Recent news of the Colorado River’s steep drop in water flow has reignited a conversation about future water needs and water use in California and the American West. The Colorado River is seeing its 23rd year of official drought according to the Bureau of Reclamation, while historically giant reservoirs like Lake Mead and Lake Powell suffer extremely low water levels. In addition, Lake Havasu is reportedly so low in water level that the hydropower its water flow feeds to Hoover Dam is at risk. Millions could be deemed powerless as a result.

Not often discussed is the agricultural consequences of a trickling Colorado River. According to, farmers in Western Arizona and our own Imperial Valley account for 75 percent of all water taken out of the river. These two regions account for production of 90 percent of the countries leafy greens and many vegetables. The enduring costs of climate change will only make the water emergency worse, with California expected to take a 10 percent hit to our available water supply over the next 20 years.
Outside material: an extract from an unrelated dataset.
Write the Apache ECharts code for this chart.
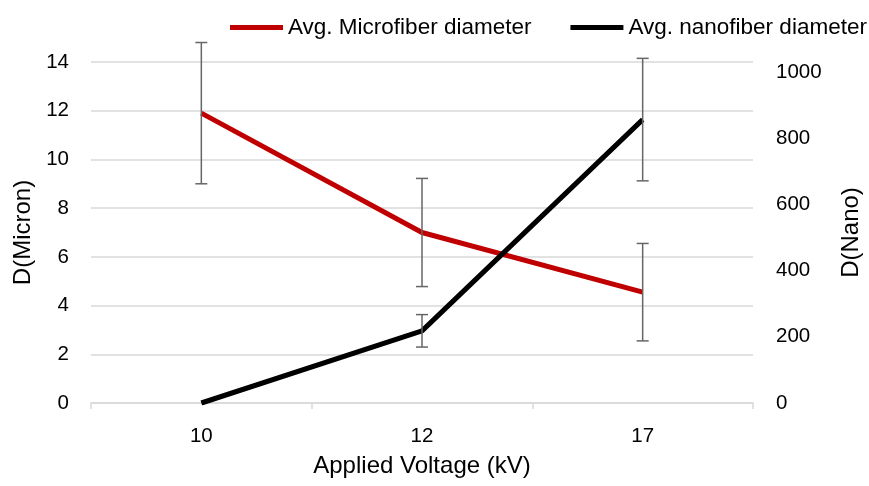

Last week, Governor Gavin Newsom released a water supply strategy that puts real money behind several proposed solutions to our persistent drought challenges. The plan includes, among its proposals:

  • Creating storage space for four million acre-feet of water
  • Recycling and reusing “at least” 800,000 acre-feet of water per year by 2030
  • Making better use of wastewater that currently discharges to the ocean
  • Saving 500,000 acre-feet of water through more efficient water use measures and conservation
  • Capturing stormwater
  • Desalinating ocean water and salty groundwater
  • Diversifying water supply and making the most of higher water flows during storms
  • Investing in modernizing our water systems
  • Reducing water use in cities and on farms
  • Improving water management through stronger data, forecasting, and better administration of water rights

Apparently, some of the rules used to administer water rights date as far back as the Gold Rush. And only so much stormwater can be captured. So policy changes and moves to invest in water storage, capture, and efficient use, while incredibly helpful, won’t be enough. What Californians and other Westerners are going to have to understand is that our behaviors must change. Shower times must be limited. In fact, showers should be turned off and on during moments of shampooing or lathering up before we turn back on to rinse. Sinks can’t be left on for the entirety of a tooth brushing. More dishes need doing in newer, water-efficient dishwashers that should be full before being run. Washing machines should only be running full loads of laundry. Tankless water heaters should be adopted by homeowners who can afford the transition so that water heats up more quickly and efficiently instead of running for several minutes. Homeowners associations and landlords need to invest in drip systems for common area gardens and landscapes. They should also be investing in rain barrels to capture rainwater that can augment gardening needs. Homeowners must convert their inefficient spray sprinklers to efficient systems so they are not watering so much adjoining concrete or asphalt. Industry and commercial real estate property managers should be required to find efficiencies in their operations and the state should be funding a significant public education effort in that regard to ensure it happens.

Panic isn’t the answer, but neither is the useless “pearl-clutching” or whining that we shouldn’t have to sacrifice so much to preserve water. Everybody plays a part here – industry, commercial real estate, rental properties, and homeowners alike. The suggestions in the previous paragraph are not difficult asks of each of us. We are in a climate emergency and need to start behaving as such.